Веским аргументом в пользу «повстанческих» настроений обвиняемых следователи считали наличие у них оружия (все артельщики имели ружья, а коммунисты Лапин и Федоров – револьверы). Председатель правления Лапин был новичком в артели. Он переехал в Хосту из Майкопа в 1933 г., и был принят правлением в члены по собственному заявлению. На следствии он сокрушался: «Опутали меня эти проклятые эсеры». Замечательный по абсурду вопрос был задан ему на допросе 7 мая: «Какую троцкистскую работу вела к-p эсеровская группа в Хосте?».[259]

Безусловно, сочинским следователям было за что зацепиться.

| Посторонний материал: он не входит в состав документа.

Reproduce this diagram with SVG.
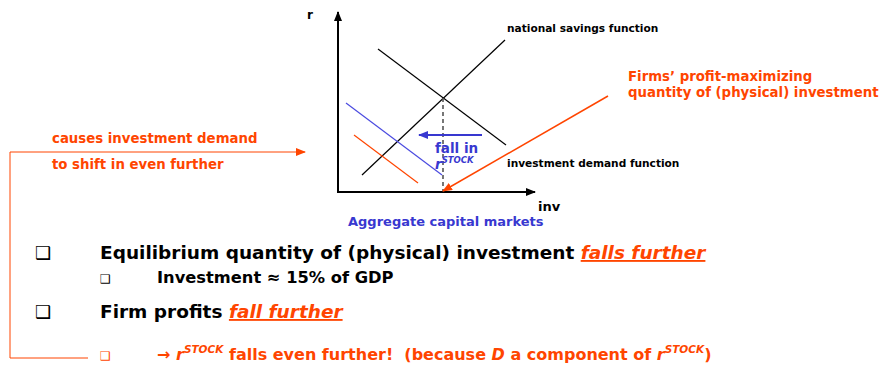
<svg xmlns="http://www.w3.org/2000/svg" width="883" height="368" viewBox="0 0 883 368">
<defs>
<style>
text{font-family:"DejaVu Sans","Verdana",sans-serif;font-weight:bold}
.blk{fill:#000}
.org{fill:#FF4500}
.blu{fill:#3838D0}
.sm{font-size:10.6px}
.md{font-size:13.3px}
.lg{font-size:18.5px}
.sb{font-size:16.3px}
.it{font-style:italic}
.bl{font-size:18px}
.bs{font-size:12px}
</style>
<marker id="ab" markerWidth="10" markerHeight="8" refX="9" refY="4" orient="auto" markerUnits="userSpaceOnUse"><path d="M0,0 L10,4 L0,8 Z" fill="#000"/></marker>
<marker id="ao" markerWidth="10" markerHeight="8" refX="9" refY="4" orient="auto" markerUnits="userSpaceOnUse"><path d="M0,0 L10,4 L0,8 Z" fill="#FF4500"/></marker>
<marker id="au" markerWidth="10" markerHeight="8" refX="9" refY="4" orient="auto" markerUnits="userSpaceOnUse"><path d="M0,0 L10,4 L0,8 Z" fill="#3838D0"/></marker>
</defs>
<rect width="883" height="368" fill="#fff"/>
<g id="axes">
<line x1="338" y1="192" x2="338" y2="12" stroke="#000" stroke-width="2" marker-end="url(#ab)"/>
<line x1="337" y1="192" x2="535" y2="192" stroke="#000" stroke-width="2" marker-end="url(#ab)"/>
<text x="307" y="19" class="blk" font-size="12">r</text>
<text x="538" y="211" class="blk" font-size="13">inv</text>
</g>
<g id="curves">
<line x1="362" y1="175" x2="505" y2="40" stroke="#000" stroke-width="1.2"/>
<line x1="378" y1="49" x2="506" y2="145" stroke="#000" stroke-width="1.2"/>
<line x1="346" y1="103" x2="442" y2="175" stroke="#4A4AE0" stroke-width="1.2"/>
<line x1="354" y1="135" x2="418" y2="183" stroke="#FF4500" stroke-width="1.2"/>
<line x1="443" y1="98" x2="443" y2="191" stroke="#555" stroke-width="1.6" stroke-dasharray="4,3"/>
</g>
<g id="connectors">
<line x1="482" y1="135" x2="419" y2="135" stroke="#3838D0" stroke-width="2" marker-end="url(#au)"/>
<line x1="608" y1="96" x2="443" y2="191" stroke="#FF4500" stroke-width="1.5" marker-end="url(#ao)"/>
<polyline points="88,358 10,358 10,152 305,152" fill="none" stroke="#FF4500" stroke-width="1" marker-end="url(#ao)"/>
</g>
<g id="labels">
<text x="507" y="32" class="blk sm">national savings function</text>
<text x="507" y="167" class="blk sm">investment demand function</text>
<text x="435" y="153" class="blu" font-size="13.5">fall in</text>
<text x="435" y="169" class="blu it" font-size="13.5">r<tspan font-size="8.5" dy="-6">STOCK</tspan></text>
<text x="348" y="226" class="blu" font-size="13">Aggregate capital markets</text>
<text x="628" y="81" class="org md">Firms’ profit-maximizing</text>
<text x="628" y="97" class="org md">quantity of (physical) investment</text>
<text x="52" y="143" class="org md">causes investment demand</text>
<text x="52" y="169" class="org md">to shift in even further</text>
</g>
<g id="bullets">
<text x="35" y="259" class="blk bl">❑</text>
<text x="100" y="259" class="blk lg">Equilibrium quantity of (physical) investment <tspan class="org it" text-decoration="underline">falls further</tspan></text>
<text x="100" y="283" class="blk bs">❑</text>
<text x="157" y="283" class="blk sb">Investment ≈ 15% of GDP</text>
<text x="35" y="318" class="blk bl">❑</text>
<text x="100" y="318" class="blk lg">Firm profits <tspan class="org it" text-decoration="underline">fall further</tspan></text>
<text x="100" y="360" class="org bs">❑</text>
<text x="157" y="360" class="org" font-size="16">→ <tspan class="it">r</tspan><tspan class="it" font-size="10.5" dy="-7">STOCK</tspan><tspan dy="7"> falls even further!&#160; (because </tspan><tspan class="it">D</tspan> a component of <tspan class="it">r</tspan><tspan class="it" font-size="10.5" dy="-7">STOCK</tspan><tspan dy="7">)</tspan></text>
</g>
</svg>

Но в данном случае важна ниточка, протянутая к воронежским политкаторжанам, в результате чего копии протоколов допросов арестованных в Хосте оказались подшиты в дело № 4276 вело воронежское Управление НКВД.

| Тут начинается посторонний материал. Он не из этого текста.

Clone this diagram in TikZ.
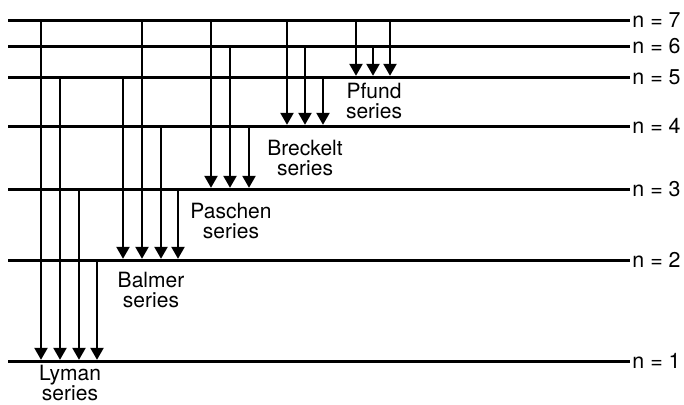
\documentclass[tikz,border=0pt]{standalone}
\usepackage{fontspec}
\setmainfont{TeX Gyre Heros}
\usetikzlibrary{arrows.meta}

\begin{document}
\begin{tikzpicture}[x=0.5pt,y=-0.5pt,
    level/.style={line width=1.5pt},
    trans/.style={line width=1.2pt,-{Triangle[length=6pt,width=6.5pt]},shorten >=0.6pt},
    nlab/.style={anchor=west,inner sep=1pt,font=\fontsize{10.7}{11}\selectfont},
    series/.style={align=center,inner sep=0pt,font=\fontsize{10.5}{10.3}\selectfont}]
	\useasboundingbox (0,0) rectangle (684,404);
    \foreach \n/\y in {7/20,6/46,5/77,4/126,3/189,2/260,1/361}{
      \coordinate (w\n) at (8,\y);
      \node[nlab] (n\n) at (630,\y) {n = \n};
      \draw[level] (w\n) -- (n\n.west);
    }
    \foreach \x/\a/\b in {41/7/1,60/5/1,79/3/1,97/2/1,
        123/5/2,142/7/2,161/4/2,178/3/2,
        211/7/3,230/6/3,249/4/3,
        287/7/4,305/6/4,323/5/4,
        356/7/5,373/6/5,390/7/5}
      \draw[trans] (\x,0 |- w\a) -- (\x,0 |- w\b);
     \node[series] (lyman) at (70,383) {Lyman\\series};
     \node[series] (balmer) at (151,290) {Balmer\\series};
     \node[series] (paschen) at (231,221) {Paschen\\series};
     \node[series] (breckelt) at (305,158) {Breckelt\\series};
     \node[series] (pfund) at (374,101) {Pfund\\series};
\end{tikzpicture}
\end{document}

Часть из проходивших по нему или по смежным делам (А.А. Житный, Ю.Н. Подбельский и др.) были расстреляны, часть (например, приезжавший на отдых в Хосту М.Н. Кузнецов) осуждены к различным срокам заключения. Такая же судьба ожидала бывших политкаторжан в Москве, Новосибирске и других городах Советского Союза.

В отношении хостинцев на сегодняшний день мы располагаем лишь одним документом – «Списком лиц, подлежащих суду Военной коллегии Верхсуда Союза С.С.Р.», завизированным Сталиным и Молотовым. В списке 1-й категории таковых лиц по Азово-Черноморскому краю значатся: под № 4 – Алексеев Ян Иванович – под № 11 – Бинсюхов Савелий Перфильевич, под № 54. Измайлов Петр Григорьевич, под № 75 – Лапин Яков Иванович, под. № 75 – Прасолов Арсентий Борисович. [260] Трудно сказать, откуда взялись ошибки: из документа или по не аккуратности составителей компакт-диска «Сталинские расстрельные списки», созданного совместно сотрудниками Архива Президента РФ и Международного общества «Мемориала» в 2002 г. Почти без сомнения можно сказать, что попавшие в список были расстреляны, как и многие другие политкаторжане. Отсутствие в списке нескольких других обвиняемых, скорее всего, объясняется тем, что они могли умереть или погибнуть на допросах еще в ходе самого следствия.